El 2 de noviembre, por la tarde, mi hermano y yo salíamos del panteón con nuestros cuerpos molidos por la chinga. Contábamos felices nuestras monedas y comíamos camotes, pambazos, chayotes, elotes o esquites en algún puesto de camino a casa. Luego cada quien se gastaba su dinero como quería. Por entonces mi madre no me permitía salir a pedir calaverita más allá del callejón. Básicamente porque hacerlo era arriesgar el pellejo en barrios en los que las pandillas amarraban muñecos de trapo con alguna máscara de terror, de un extremo de la calle a otro, obstruyendo el paso a los autos hasta que no aflojaran unos pesos. Nos limitábamos a cortar chilacayotes, sacarles su relleno, darles ojos, nariz y bocas aterradoras. Con una vela dentro, las paseábamos por el callejón por la noche, pidiendo dulces en las tiendas cercanas o bien las colocábamos en las ofrendas de casa.
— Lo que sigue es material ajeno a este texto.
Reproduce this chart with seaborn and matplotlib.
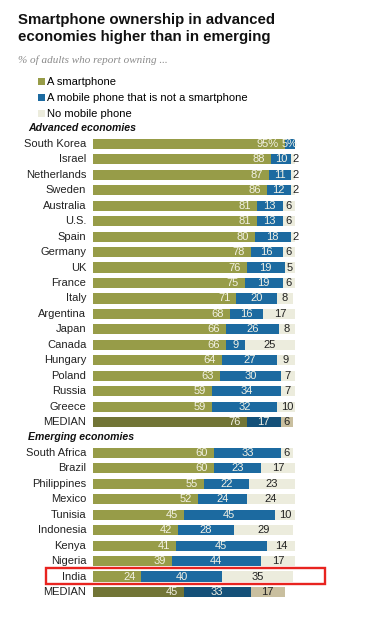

Como a Antonius Block, me gusta soñar con que, dada la importancia que sólo a mí mismo me da, la Muerte me avisará cuando venga con mi boleto para el Mictlán. Con la chanza de echarme una última cascarita o unos tragos con mis amigos, una comida familiar, una noche con una mujer o una partida de ajedrez con la Calaca, como en El séptimo sello. Esto para seguir vivo mientras realizo mi último acto sobre la Tierra. Pero ésa es la ficción, esnob, predecible y marica. En la inclemente y absurdamente sencilla realidad la Niña Blanca no avisa. Eso lo sé desde el panteón. Lo entendí de aquellos huesos brillando a la intemperie. Con toda la fuerza de su fascinante presencia. Siniestros. Sonrientes. Siniestros. Sonrientes. ¿Qué es la vida? ¿Qué es la muerte? ¿Agua para sus difuntos? Agua para sus difuntos.